The U.S. now claim that they can't afford things like scientists who will take their talent to other countries. No need to have weather warnings and after a disaster, FEMAs ability to help those who have lost everything is compromised.   

Ordinary U.S. citizens when they are tossing in the beds at night and are worried about paying increased taxes can take comfort knowing how much better off the rich will be. They can take patriotic pleasure in a multi-million dollar military parade rather than fund vital services. And how happy they will be in the knowledge that their hard-earned tax dollars will allow the president to have relaxation time on the golf course. 

If they are worried about their own jobs, safety at work, lack of union protection, they can be reassured that Trump will be increasing his own wealth. Netanyahou said today that he will continue until Israel will reach its goals and implied that Trump's plan to turn Gaza into a resort is possible. Oh happy days.

It doesn't matter that bond market investors, those who lend money to the U.S. are signalling that the U.S. is an unacceptable risk. 

It doesn't matter that the Billionaires Boondoggle Bill will add trillions to the national debt.
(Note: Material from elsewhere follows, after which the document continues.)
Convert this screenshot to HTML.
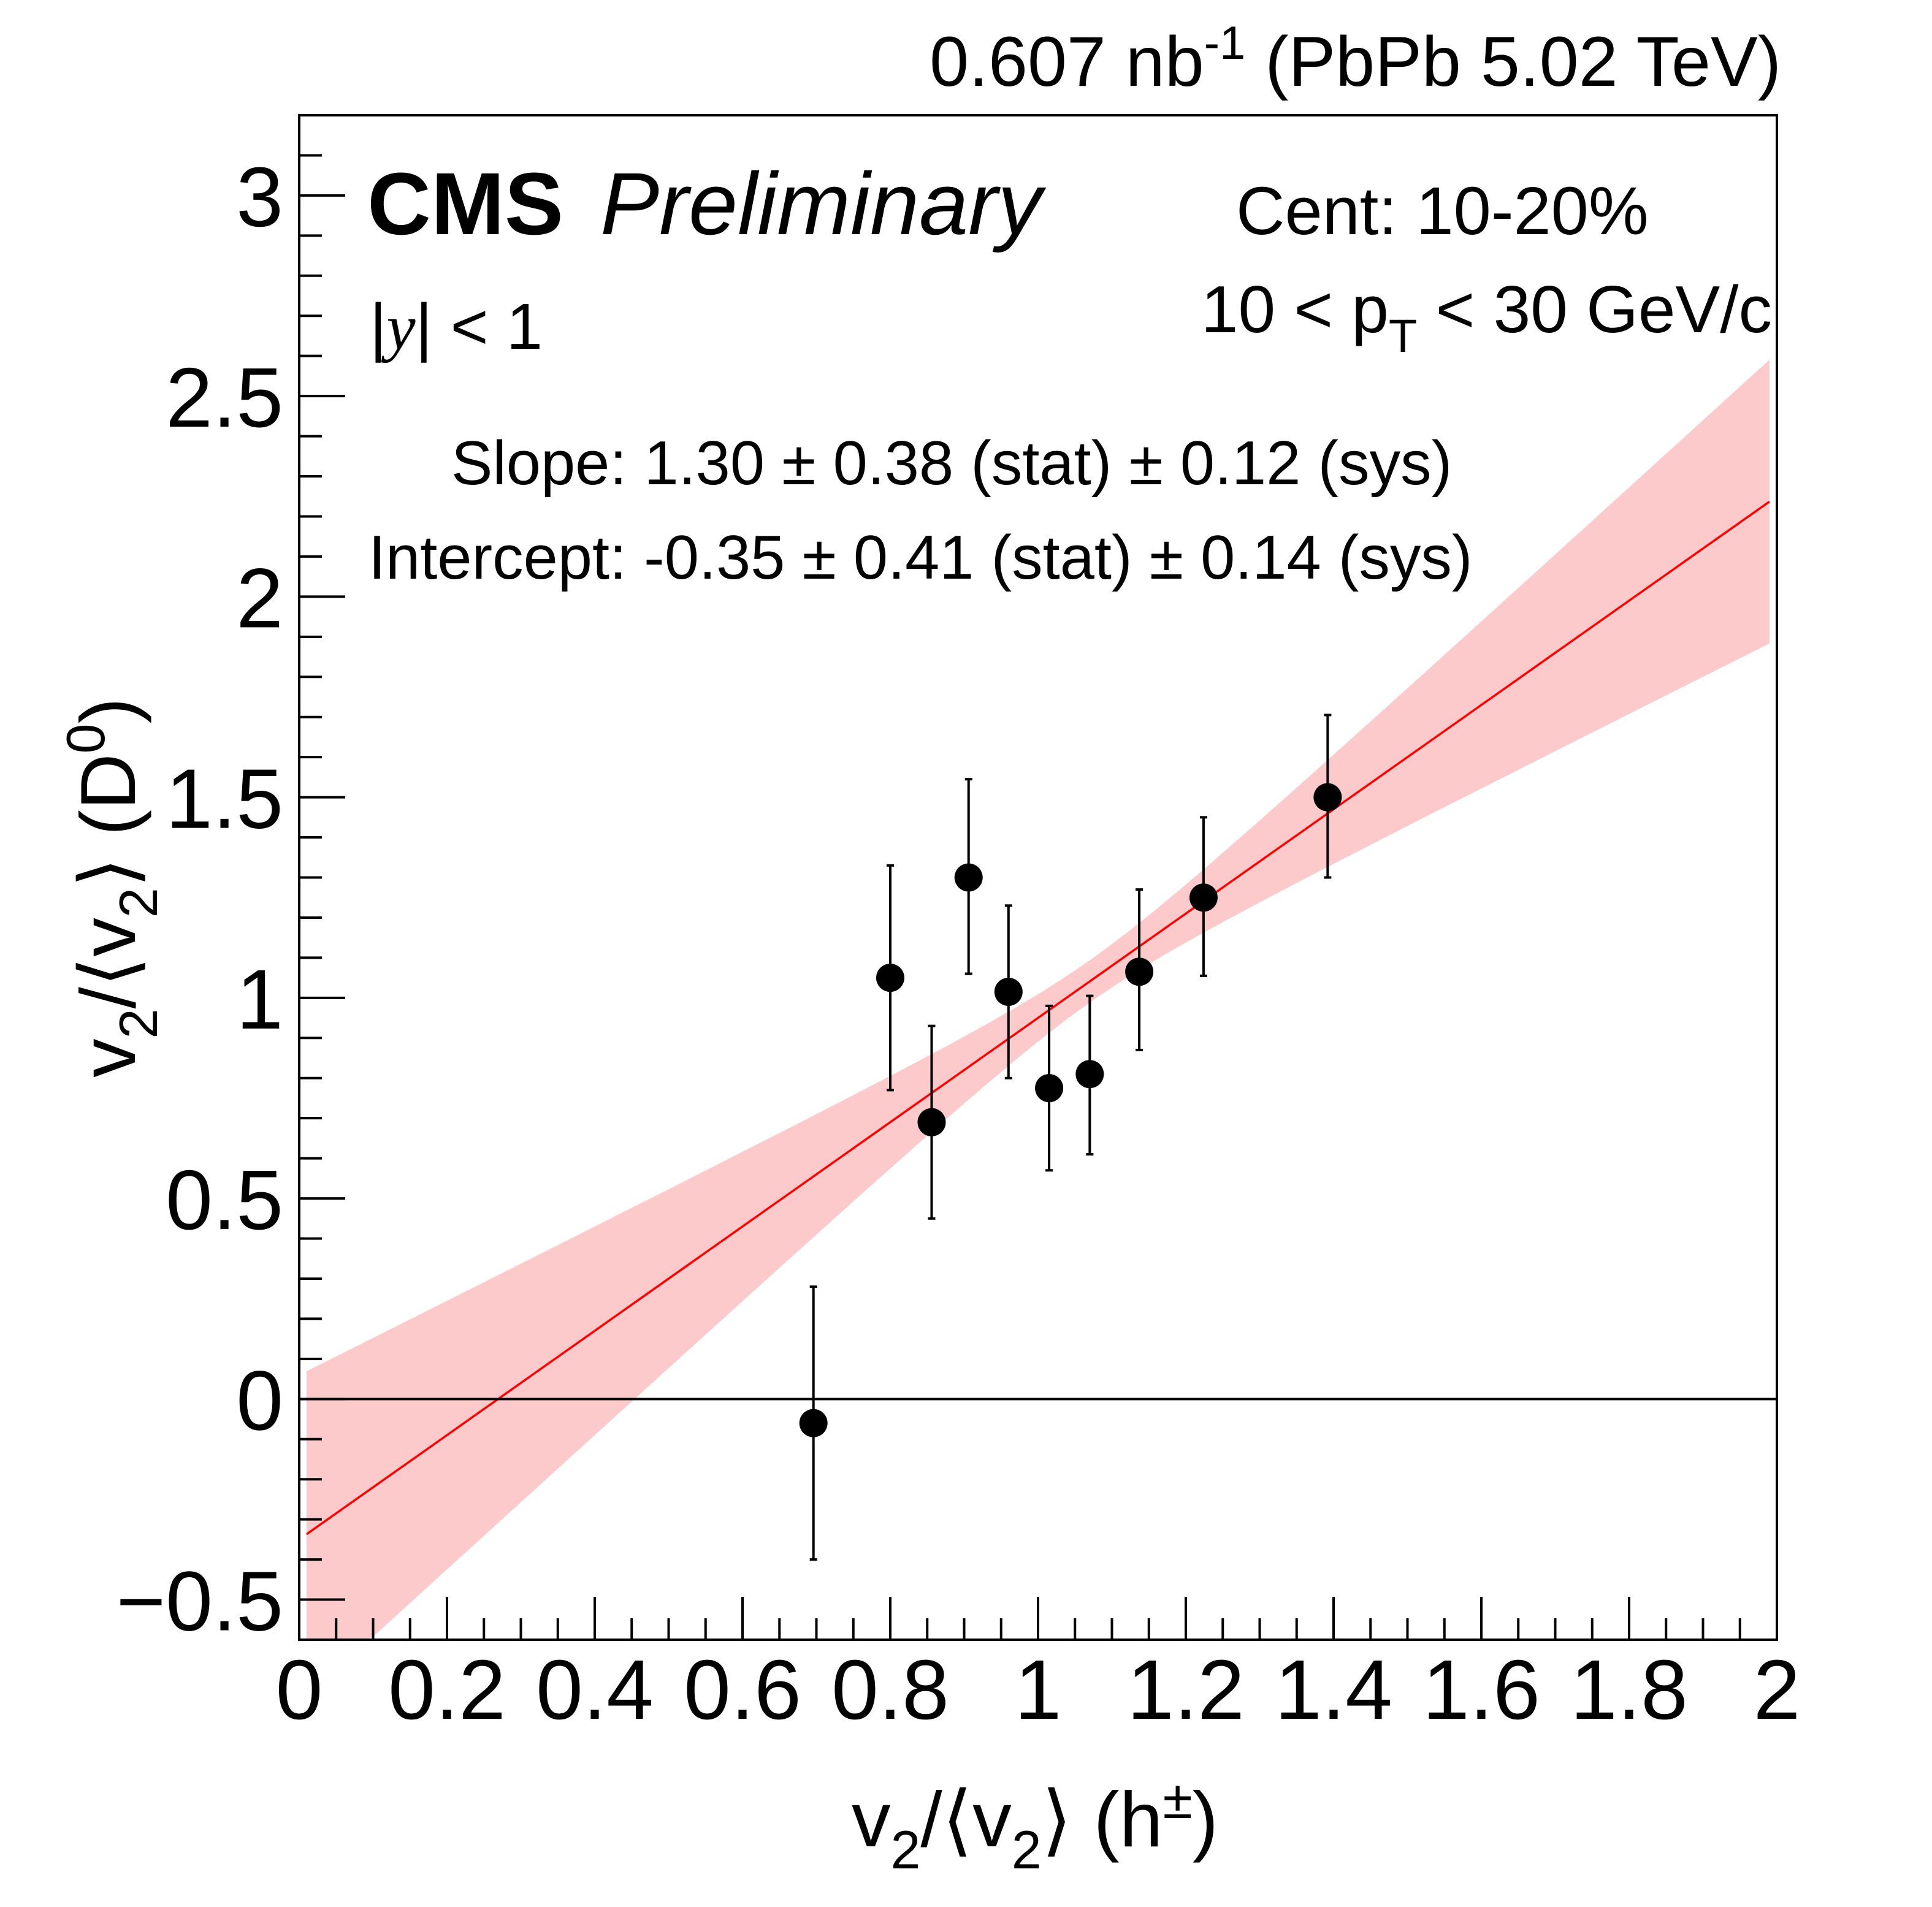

My memory must be slipping because I've heard Republicans whinging about having to cut the national debt. 

Wait!

They now have to spend lots and lots of money to fix a gift plane. 

And there's that great idea to have a $175 billion defense shield against an enemy in a future attack.A variation known as Star Wars was proposed by Reagan only to be debunked. I guess its okay to make people safe from things that might or might not happen when they aren't safe from ordinary things in their daily lives. 

As I write this, Rick is doing his own writing. The dog naps after a walk. The trees do not move. The rain has stopped. There is no chaos in our personal life. We have to fight to not let the catastrophe around us destroy us.